Reputation: 2828
Trying to scrape data from page that templates in browser with a lot of JS. And when playing with jsdom can't get any data, maybe page doesn't have enough time to load or render. How to scrape data in this case: use timer or download all page by request
jsdom.env({
url: link,
scripts: ["http://code.jquery.com/jquery.js"],
done: function (errors, window) {
var $ = window.$;
var date = $('.date').text();
console.log(date);
}
});
Upvotes: 1
Views: 345
Reputation: 1692
A colleague of mine has a PhantomJS-based project doing just that: https://github.com/vmeurisse/phantomCrawl.

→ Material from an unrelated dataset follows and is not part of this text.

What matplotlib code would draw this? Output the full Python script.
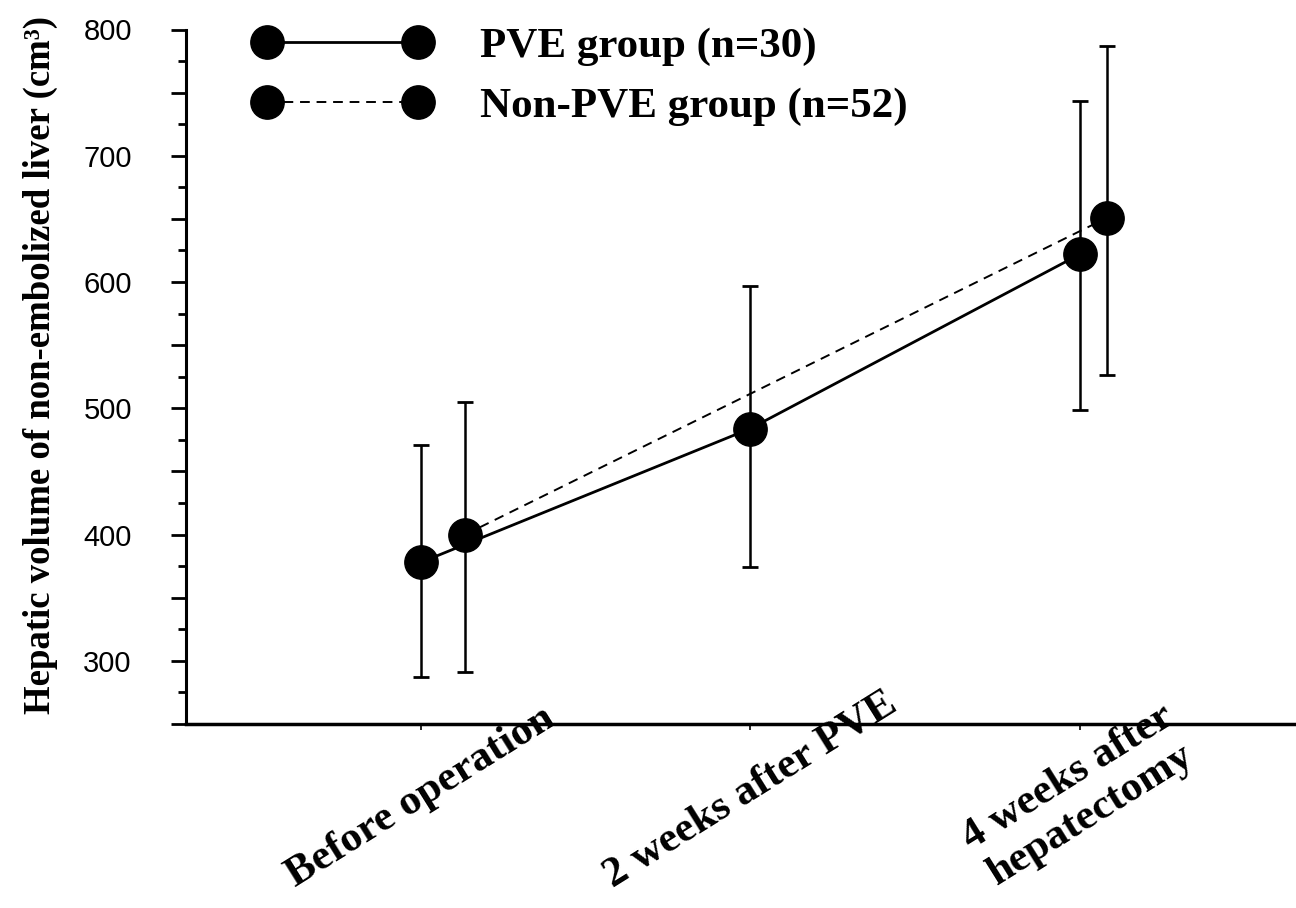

He has a simple example that looks a lot like your snippet:
'use strict';
var PhantomCrawl = require('./src/PhantomCrawl');
var urls = [];
urls.push('http://www.bing.com');
var ptc = new PhantomCrawl({
urls: urls,
nbThreads: 4,
crawlerPerThread: 4,
maxDepth: 1
});
urls
is the list of urls to crawl.
nbThreads
is the number of instances of PhantomJS launched.
crawlerPerThread
is the number of pages crawled in parallel per instance of PhantomJS.
maxDepth
is the number of times the currently crawled page follows links present in the page.
Upvotes: 3